*Exercise prompt*.
Omit every picture and return the rest of the data unaltered.

*Data provided*.

^^^^^^^^^^^^^^^^

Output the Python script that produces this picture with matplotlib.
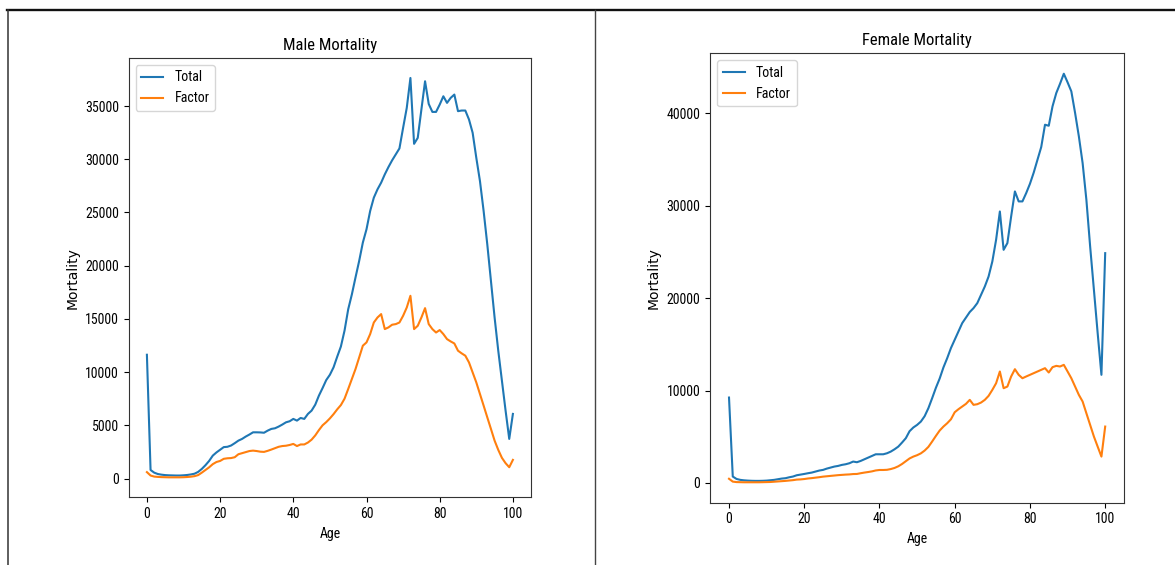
import matplotlib
matplotlib.use("Agg")
import matplotlib.pyplot as plt
from matplotlib import font_manager
from matplotlib.lines import Line2D
import numpy as np

# ---------------- data ----------------
ages = list(range(0, 101))

male_total = [11630, 800, 550, 420, 360, 320, 300, 290, 280, 280,
              300, 330, 380, 450, 620, 900, 1250, 1650, 2150, 2450,
              2700, 2950, 2980, 3100, 3320, 3560, 3720, 3940, 4130, 4340,
              4340, 4330, 4300, 4500, 4660, 4720, 4880, 5070, 5280, 5380,
              5600, 5440, 5690, 5600, 6070, 6380, 6940, 7790, 8500, 9250,
              9750, 10450, 11450, 12400, 13900, 15900, 17300, 18900, 20450, 22170,
              23420, 25140, 26390, 27170, 27800, 28580, 29270, 29900, 30460, 31020,
              32950, 34830, 37640, 31450, 32010, 34680, 37330, 35200, 34450, 34450,
              35140, 35920, 35300, 35770, 36080, 34520, 34580, 34580, 33740, 32490,
              30140, 27950, 25140, 22010, 18570, 15130, 12010, 9190, 6380, 3720,
              6070]

male_factor = [600, 280, 180, 150, 130, 120, 110, 110, 110, 110,
               120, 140, 170, 220, 320, 550, 800, 1050, 1350, 1550,
               1650, 1850, 1900, 1920, 2000, 2280, 2380, 2480, 2580, 2620,
               2580, 2520, 2500, 2600, 2720, 2850, 2980, 3050, 3080, 3150,
               3250, 3050, 3200, 3200, 3380, 3650, 4050, 4550, 5000, 5300,
               5650, 6050, 6500, 6900, 7500, 8410, 9350, 10290, 11380, 12480,
               12790, 13570, 14660, 15130, 15450, 14040, 14200, 14450, 14510, 14660,
               15290, 16070, 17170, 14040, 14350, 15130, 16010, 14510, 14040, 13720,
               13950, 13570, 13100, 12880, 12690, 12010, 11760, 11540, 10910, 9970,
               9030, 7940, 6850, 5750, 4660, 3560, 2690, 1940, 1440, 1060,
               1750]

female_total = [9240, 690, 430, 330, 280, 250, 230, 220, 220, 230,
                250, 290, 330, 400, 470, 510, 610, 690, 830, 900,
                970, 1050, 1120, 1230, 1340, 1410, 1550, 1660, 1770, 1840,
                1950, 2020, 2130, 2310, 2240, 2380, 2560, 2740, 2920, 3100,
                3100, 3100, 3210, 3390, 3640, 3930, 4370, 4840, 5600, 6000,
                6280, 6640, 7220, 8090, 9170, 10300, 11300, 12500, 13500, 14600,
                15500, 16400, 17300, 17900, 18500, 18920, 19460, 20360, 21260, 22340,
                23970, 26320, 29380, 25230, 25960, 28840, 31550, 30470, 30470, 31370,
                32380, 33590, 34980, 36360, 38770, 38660, 40760, 42200, 43210, 44290,
                43360, 42380, 40040, 37510, 34620, 30650, 25590, 20910, 16210, 11700,
                24870]

female_factor = [450, 140, 90, 80, 70, 70, 70, 70, 70, 80,
                 90, 100, 130, 160, 190, 220, 260, 300, 360, 380,
                 420, 480, 520, 570, 620, 680, 720, 760, 800, 840,
                 870, 900, 920, 960, 970, 1050, 1120, 1180, 1250, 1350,
                 1400, 1400, 1420, 1500, 1620, 1800, 2050, 2350, 2650, 2850,
                 3000, 3200, 3500, 3900, 4480, 5090, 5670, 6100, 6460, 6890,
                 7650, 7980, 8270, 8560, 8990, 8450, 8520, 8700, 8990, 9420,
                 10070, 10790, 12060, 10250, 10430, 11520, 12310, 11700, 11330, 11520,
                 11700, 11880, 12060, 12240, 12420, 11950, 12530, 12670, 12600, 12780,
                 12060, 11330, 10430, 9530, 8810, 7540, 6280, 5020, 3930, 2850,
                 6100]

series_labels = ["Total", "Factor"]
titles = ["Male Mortality", "Female Mortality"]
xlabel_text = "Age"
ylabel_text = "Mortality"

# ---------------- fonts ----------------
available = {f.name for f in font_manager.fontManager.ttflist}
narrow = None
for cand in ["Liberation Sans Narrow", "DejaVu Sans Condensed", "Roboto Condensed", "Liberation Sans"]:
    if cand in available:
        narrow = cand
        break
if narrow is None:
    narrow = "DejaVu Sans"
plt.rcParams['font.family'] = [narrow, 'DejaVu Sans']

W, H = 1175, 565
fig = plt.figure(figsize=(W / 100, H / 100), dpi=100)
fig.patch.set_facecolor("white")

def px_axes(left, top, right, bottom):
    return fig.add_axes([left / W, 1 - bottom / H, (right - left) / W, (bottom - top) / H])

ax_m = px_axes(128.6, 58, 531.2, 497.3)
ax_f = px_axes(710.2, 53.3, 1124.0, 502.7)

for ax, tot, fac, title in [(ax_m, male_total, male_factor, titles[0]),
                            (ax_f, female_total, female_factor, titles[1])]:
    ax.plot(ages, tot, color="#1f77b4", lw=1.5, label=series_labels[0])
    ax.plot(ages, fac, color="#ff7f0e", lw=1.5, label=series_labels[1])
    ax.set_title(title, fontsize=12)
    ax.set_xlabel(xlabel_text, fontsize=10)
    ax.set_ylabel(ylabel_text, fontsize=10, family="DejaVu Sans")
    ax.tick_params(labelsize=10)
    ax.set_xticks([0, 20, 40, 60, 80, 100])
    leg = ax.legend(loc="upper left", fontsize=10, handlelength=1.6)
    for sp in ax.spines.values():
        sp.set_color("#333333")

ax_m.set_yticks(np.arange(0, 35001, 5000))
ax_f.set_yticks(np.arange(0, 40001, 10000))

# frame lines of the screenshot table
fig.add_artist(Line2D([7 / W, 1.0], [1 - 10 / H, 1 - 10 / H], color="#111111", lw=1.7))
fig.add_artist(Line2D([7.5 / W, 7.5 / W], [0, 1 - 10 / H], color="#333333", lw=1.1))
fig.add_artist(Line2D([595.3 / W, 595.3 / W], [0, 1 - 10 / H], color="#444444", lw=1.0))

fig.savefig("out.png", dpi=100, facecolor="white")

^^^^^^^^^^^^^^^^

*Output for this exercise*.
Output the Python script that produces this picture with matplotlib.
import matplotlib
matplotlib.use("Agg")
import matplotlib.pyplot as plt
from matplotlib import font_manager
from matplotlib.lines import Line2D
import numpy as np

# ---------------- data ----------------
ages = list(range(0, 101))

male_total = [11630, 800, 550, 420, 360, 320, 300, 290, 280, 280,
              300, 330, 380, 450, 620, 900, 1250, 1650, 2150, 2450,
              2700, 2950, 2980, 3100, 3320, 3560, 3720, 3940, 4130, 4340,
              4340, 4330, 4300, 4500, 4660, 4720, 4880, 5070, 5280, 5380,
              5600, 5440, 5690, 5600, 6070, 6380, 6940, 7790, 8500, 9250,
              9750, 10450, 11450, 12400, 13900, 15900, 17300, 18900, 20450, 22170,
              23420, 25140, 26390, 27170, 27800, 28580, 29270, 29900, 30460, 31020,
              32950, 34830, 37640, 31450, 32010, 34680, 37330, 35200, 34450, 34450,
              35140, 35920, 35300, 35770, 36080, 34520, 34580, 34580, 33740, 32490,
              30140, 27950, 25140, 22010, 18570, 15130, 12010, 9190, 6380, 3720,
              6070]

male_factor = [600, 280, 180, 150, 130, 120, 110, 110, 110, 110,
               120, 140, 170, 220, 320, 550, 800, 1050, 1350, 1550,
               1650, 1850, 1900, 1920, 2000, 2280, 2380, 2480, 2580, 2620,
               2580, 2520, 2500, 2600, 2720, 2850, 2980, 3050, 3080, 3150,
               3250, 3050, 3200, 3200, 3380, 3650, 4050, 4550, 5000, 5300,
               5650, 6050, 6500, 6900, 7500, 8410, 9350, 10290, 11380, 12480,
               12790, 13570, 14660, 15130, 15450, 14040, 14200, 14450, 14510, 14660,
               15290, 16070, 17170, 14040, 14350, 15130, 16010, 14510, 14040, 13720,
               13950, 13570, 13100, 12880, 12690, 12010, 11760, 11540, 10910, 9970,
               9030, 7940, 6850, 5750, 4660, 3560, 2690, 1940, 1440, 1060,
               1750]

female_total = [9240, 690, 430, 330, 280, 250, 230, 220, 220, 230,
                250, 290, 330, 400, 470, 510, 610, 690, 830, 900,
                970, 1050, 1120, 1230, 1340, 1410, 1550, 1660, 1770, 1840,
                1950, 2020, 2130, 2310, 2240, 2380, 2560, 2740, 2920, 3100,
                3100, 3100, 3210, 3390, 3640, 3930, 4370, 4840, 5600, 6000,
                6280, 6640, 7220, 8090, 9170, 10300, 11300, 12500, 13500, 14600,
                15500, 16400, 17300, 17900, 18500, 18920, 19460, 20360, 21260, 22340,
                23970, 26320, 29380, 25230, 25960, 28840, 31550, 30470, 30470, 31370,
                32380, 33590, 34980, 36360, 38770, 38660, 40760, 42200, 43210, 44290,
                43360, 42380, 40040, 37510, 34620, 30650, 25590, 20910, 16210, 11700,
                24870]

female_factor = [450, 140, 90, 80, 70, 70, 70, 70, 70, 80,
                 90, 100, 130, 160, 190, 220, 260, 300, 360, 380,
                 420, 480, 520, 570, 620, 680, 720, 760, 800, 840,
                 870, 900, 920, 960, 970, 1050, 1120, 1180, 1250, 1350,
                 1400, 1400, 1420, 1500, 1620, 1800, 2050, 2350, 2650, 2850,
                 3000, 3200, 3500, 3900, 4480, 5090, 5670, 6100, 6460, 6890,
                 7650, 7980, 8270, 8560, 8990, 8450, 8520, 8700, 8990, 9420,
                 10070, 10790, 12060, 10250, 10430, 11520, 12310, 11700, 11330, 11520,
                 11700, 11880, 12060, 12240, 12420, 11950, 12530, 12670, 12600, 12780,
                 12060, 11330, 10430, 9530, 8810, 7540, 6280, 5020, 3930, 2850,
                 6100]

series_labels = ["Total", "Factor"]
titles = ["Male Mortality", "Female Mortality"]
xlabel_text = "Age"
ylabel_text = "Mortality"

# ---------------- fonts ----------------
available = {f.name for f in font_manager.fontManager.ttflist}
narrow = None
for cand in ["Liberation Sans Narrow", "DejaVu Sans Condensed", "Roboto Condensed", "Liberation Sans"]:
    if cand in available:
        narrow = cand
        break
if narrow is None:
    narrow = "DejaVu Sans"
plt.rcParams['font.family'] = [narrow, 'DejaVu Sans']

W, H = 1175, 565
fig = plt.figure(figsize=(W / 100, H / 100), dpi=100)
fig.patch.set_facecolor("white")

def px_axes(left, top, right, bottom):
    return fig.add_axes([left / W, 1 - bottom / H, (right - left) / W, (bottom - top) / H])

ax_m = px_axes(128.6, 58, 531.2, 497.3)
ax_f = px_axes(710.2, 53.3, 1124.0, 502.7)

for ax, tot, fac, title in [(ax_m, male_total, male_factor, titles[0]),
                            (ax_f, female_total, female_factor, titles[1])]:
    ax.plot(ages, tot, color="#1f77b4", lw=1.5, label=series_labels[0])
    ax.plot(ages, fac, color="#ff7f0e", lw=1.5, label=series_labels[1])
    ax.set_title(title, fontsize=12)
    ax.set_xlabel(xlabel_text, fontsize=10)
    ax.set_ylabel(ylabel_text, fontsize=10, family="DejaVu Sans")
    ax.tick_params(labelsize=10)
    ax.set_xticks([0, 20, 40, 60, 80, 100])
    leg = ax.legend(loc="upper left", fontsize=10, handlelength=1.6)
    for sp in ax.spines.values():
        sp.set_color("#333333")

ax_m.set_yticks(np.arange(0, 35001, 5000))
ax_f.set_yticks(np.arange(0, 40001, 10000))

# frame lines of the screenshot table
fig.add_artist(Line2D([7 / W, 1.0], [1 - 10 / H, 1 - 10 / H], color="#111111", lw=1.7))
fig.add_artist(Line2D([7.5 / W, 7.5 / W], [0, 1 - 10 / H], color="#333333", lw=1.1))
fig.add_artist(Line2D([595.3 / W, 595.3 / W], [0, 1 - 10 / H], color="#444444", lw=1.0))

fig.savefig("out.png", dpi=100, facecolor="white")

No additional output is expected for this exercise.